On November 2, 2024, the federal government released draft amendments to the Pension Benefits Standards Regulations, 1985. The amendments, which are subject to a 30-day consultation period, will require large federally regulated pension plans to disclose the jurisdictions and asset classes in which they are invested.
In its 2023 Fall Economic Statement1, the federal government announced its intention to require large federally regulated pension plans to disclose to the Superintendent of Financial Institutions (the Superintendent) the jurisdictions in which those pension plans are invested—which in turn, the Superintendent would disclose to the public.
In June 2024, Parliament approved Bill C-69, the Budget Implementation Act, 2024, No. 1, which included amendments to the Pension Benefits Standards Act, 1985 to enable the new disclosure requirements. These amendments are not yet in force but will become effective concurrently with amendments to the accompanying federal regulations, the Pension Benefits Standards Regulations, 1985 (PBSR), which contain details around the "prescribed information" that is to be disclosed and define which federally regulated plans will be subject to the disclosure requirements.
On November 2, 2024, the federal government released the anticipated draft amendments to the PBSR.
All federally regulated pension plans that have a total market value of assets of at least $500 million at the end of their plan year will be subject to the disclosure requirements. This threshold will impact approximately 50 plans and capture almost 90% of the $238 billion in assets held by federally regulated pension plans2.
Under the proposed amendments, the Superintendent will be required to publish the market value (expressed in dollars and as a percentage of total assets) of the plan assets under management for each specified geographic location, and by asset class within each geographic location, at the end of the applicable plan year.
The proposed geographic locations are Canada, the United States, Europe, China, Asia-Pacific region (excluding China), Latin America, and “any other location”.
The proposed asset classes are public equity, private equity, bonds, infrastructure, real estate, short-term assets (including cash, deposits, guaranteed investment certificates, and short-term securities), and “any other class of assets”.
The information will be reported by the Superintendent separately for defined benefit provisions and defined contribution provisions by employer (or by plan name in the case of multi-employer pension plans). It will also be aggregated for all plans.
The proposed amendments will require the Superintendent’s initial publication of investment information to cover the 2022, 2023 and 2024 plan years.
The proposed amendments are subject to a 30-day consultation period, which expires on December 2, 2024. The proposed amendments will come into force on a day to be fixed by order of the Governor in Council.

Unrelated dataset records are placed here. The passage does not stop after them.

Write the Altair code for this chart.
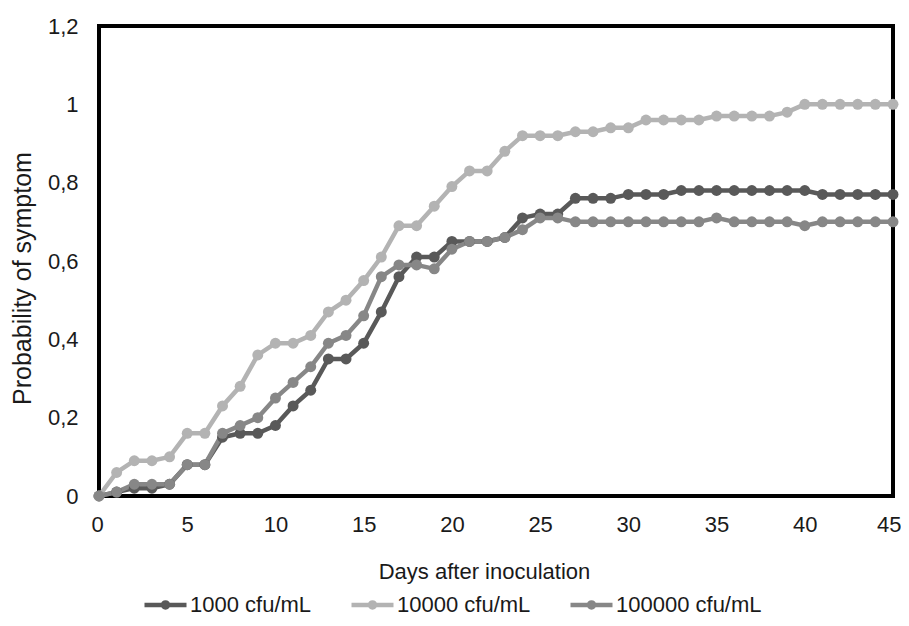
import altair as alt
import pandas as pd

days = list(range(46))
series_names = ["1000 cfu/mL", "10000 cfu/mL", "100000 cfu/mL"]
series_colors = ["#595959", "#b3b3b3", "#878787"]

d1000 = [0, 0.01, 0.02, 0.02, 0.03, 0.08, 0.08, 0.15, 0.16, 0.16, 0.18, 0.23, 0.27, 0.35, 0.35, 0.39,
         0.47, 0.56, 0.61, 0.61, 0.65, 0.65, 0.65, 0.66, 0.71, 0.72, 0.72, 0.76, 0.76, 0.76, 0.77, 0.77,
         0.77, 0.78, 0.78, 0.78, 0.78, 0.78, 0.78, 0.78, 0.78, 0.77, 0.77, 0.77, 0.77, 0.77]
d10000 = [0, 0.06, 0.09, 0.09, 0.10, 0.16, 0.16, 0.23, 0.28, 0.36, 0.39, 0.39, 0.41, 0.47, 0.50, 0.55,
          0.61, 0.69, 0.69, 0.74, 0.79, 0.83, 0.83, 0.88, 0.92, 0.92, 0.92, 0.93, 0.93, 0.94, 0.94, 0.96,
          0.96, 0.96, 0.96, 0.97, 0.97, 0.97, 0.97, 0.98, 1.0, 1.0, 1.0, 1.0, 1.0, 1.0]
d100000 = [0, 0.01, 0.03, 0.03, 0.03, 0.08, 0.08, 0.16, 0.18, 0.20, 0.25, 0.29, 0.33, 0.39, 0.41, 0.46,
           0.56, 0.59, 0.59, 0.58, 0.63, 0.65, 0.65, 0.66, 0.68, 0.71, 0.71, 0.70, 0.70, 0.70, 0.70, 0.70,
           0.70, 0.70, 0.70, 0.71, 0.70, 0.70, 0.70, 0.70, 0.69, 0.70, 0.70, 0.70, 0.70, 0.70]

rows = []
for name, vals in zip(series_names, [d1000, d10000, d100000]):
    for d, v in zip(days, vals):
        rows.append({"day": d, "p": v, "series": name})
df = pd.DataFrame(rows)

FONT = "Liberation Sans"
TXT = "#1a1a1a"
legend_symbol = "M-1,0L1,0M0.12,0A0.12,0.12,0,1,1,-0.12,0A0.12,0.12,0,1,1,0.12,0"

x = alt.X("day:Q", scale=alt.Scale(domain=[0, 45], nice=False),
          axis=alt.Axis(values=list(range(0, 46, 5)), title="Days after inoculation",
                        grid=False, ticks=False, domain=False, labelPadding=18,
                        labelFontSize=22, labelColor=TXT, labelFont=FONT,
                        titleFontSize=22, titleFontWeight="normal", titleColor=TXT,
                        titleFont=FONT, titleX=385, titleY=82, titleBaseline="alphabetic",
                        titleAlign="center", labelFlush=True, labelFlushOffset=8))
y = alt.Y("p:Q", scale=alt.Scale(domain=[0, 1.2], nice=False),
          axis=alt.Axis(values=[0, 0.2, 0.4, 0.6, 0.8, 1.0, 1.2], title="Probability of symptom",
                        grid=False, ticks=False, domain=False, labelPadding=21,
                        labelExpr="replace(format(datum.value, '.1~f'), '.', ',')",
                        labelFontSize=22, labelColor=TXT, labelFont=FONT,
                        titleFontSize=25, titleFontWeight="normal", titleColor=TXT,
                        titleFont=FONT, titleAngle=270, titleX=-77, titleY=252,
                        titleBaseline="middle", titleAlign="center", labelFlush=False))
color = alt.Color("series:N", scale=alt.Scale(domain=series_names, range=series_colors),
                  legend=alt.Legend(title=None, orient="none", direction="horizontal",
                                    legendX=43, legendY=555, symbolType=legend_symbol,
                                    symbolSize=1764, symbolStrokeWidth=4.5, labelFontSize=22,
                                    labelFont=FONT, labelColor=TXT, labelOffset=1,
                                    columnPadding=30, padding=0, labelLimit=300))

base = alt.Chart(df)
lines = base.mark_line(strokeWidth=4.5).encode(x=x, y=y, color=color)
points = base.mark_point(filled=True, size=120, opacity=1).encode(
    x=x, y=y, color=alt.Color("series:N", scale=alt.Scale(domain=series_names, range=series_colors), legend=None))

chart = alt.layer(lines, points).properties(
    width=794, height=470,
    autosize=alt.AutoSizeParams(type="none"),
    padding={"left": 91, "top": 18, "right": 8, "bottom": 120},
    background="white",
).configure_view(stroke="black", strokeWidth=4)

chart.save("out.html", embed_options={"renderer": "svg", "actions": False})
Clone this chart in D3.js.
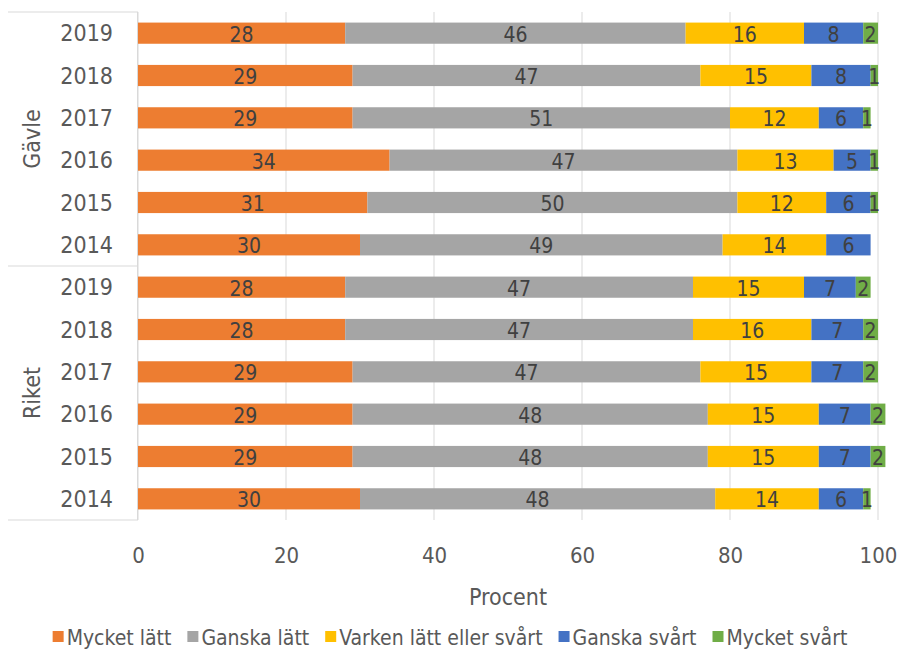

The federal government’s stated purpose for these amendments, which was announced at the same time it expressed interest in encouraging pension plans to invest more in Canada, is to improve the transparency of the distribution of federally regulated pension plan investments to “help plan members and retirees to better understand where their pensions are being invested”. Large federally regulated pension plans can expect that if the amendments are enacted, they will be required to provide additional information about their investments when filing their annual returns, either in that return or in a new form.
As noted in the 2024 Federal Budget, the federal government intends to continue engaging with the provinces about requiring similar disclosures by Canada's largest provincially regulated pension plans. We will provide further updates on this matter as more information becomes available.